Without money, what are we?  All equal?  But some must surely be more equal than others.  That is the point of government, wealth and the uneven distribution of wealth.  It is part of being human.

The futuristic vision of Star Trek is that the acquisition of wealth no longer drives humankind.  IT is the betterment of humanity through exploration and knowledge.  What is the point of that?  Without wealth, we have no leaders.  Without wealth, we have no drive.  Just ask the Norwegians or other countries where everyone has a basic income guaranteed.  If you need not work for shelter, food and fun, then why would you work?

OK, OK, I’m going off on a tangent but the core of humanity is power.  Power is gained through the accumulation of wealth but, before money was invented, power was gained through the gravitas and muscle of the alpha males of our colonies.

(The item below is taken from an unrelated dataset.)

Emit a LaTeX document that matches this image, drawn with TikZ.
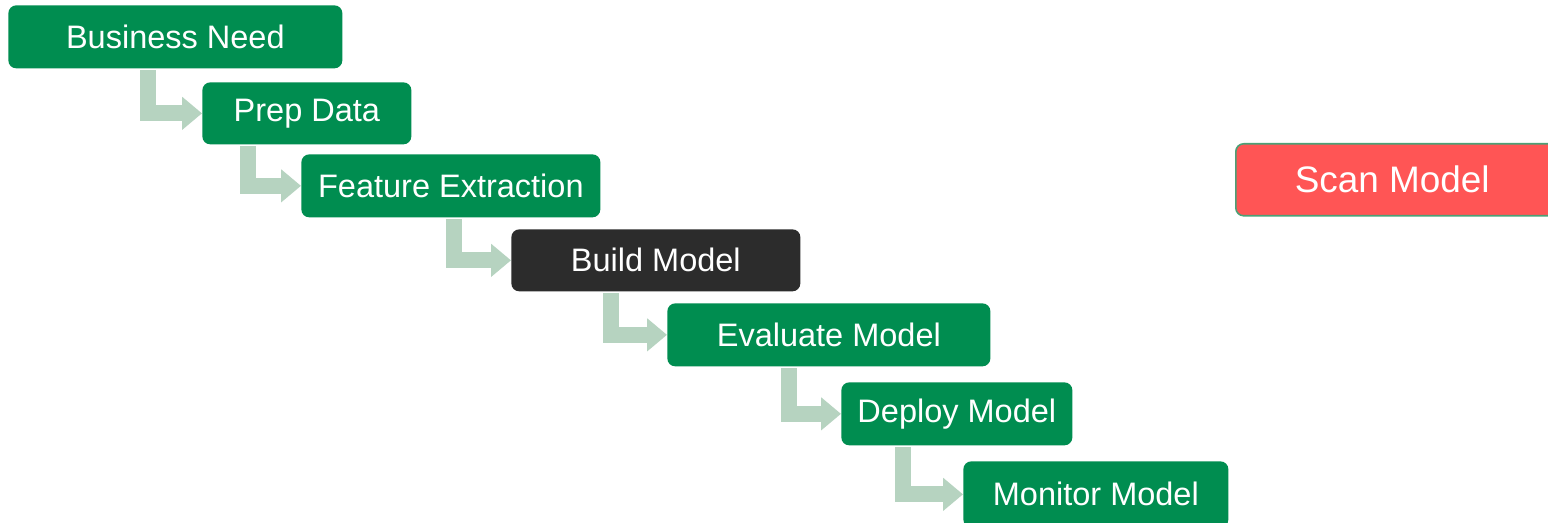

Could you imagine if we stripped the world of money and wealth and, tomorrow, returned to a world where wisdom and muscle ruled?  Where would Donald Trump, Vladimir Putin and Recep Tayyip Erdoğan be?  What would happen to Africa and the suffering nations of the Sudan, Somalia, Djibouti, Ethiopia and other countries?

Stripping the world of the wealth focus and monetary controls could be an interesting future nirvana … or it could be anarchy and destruction.  What’s your view?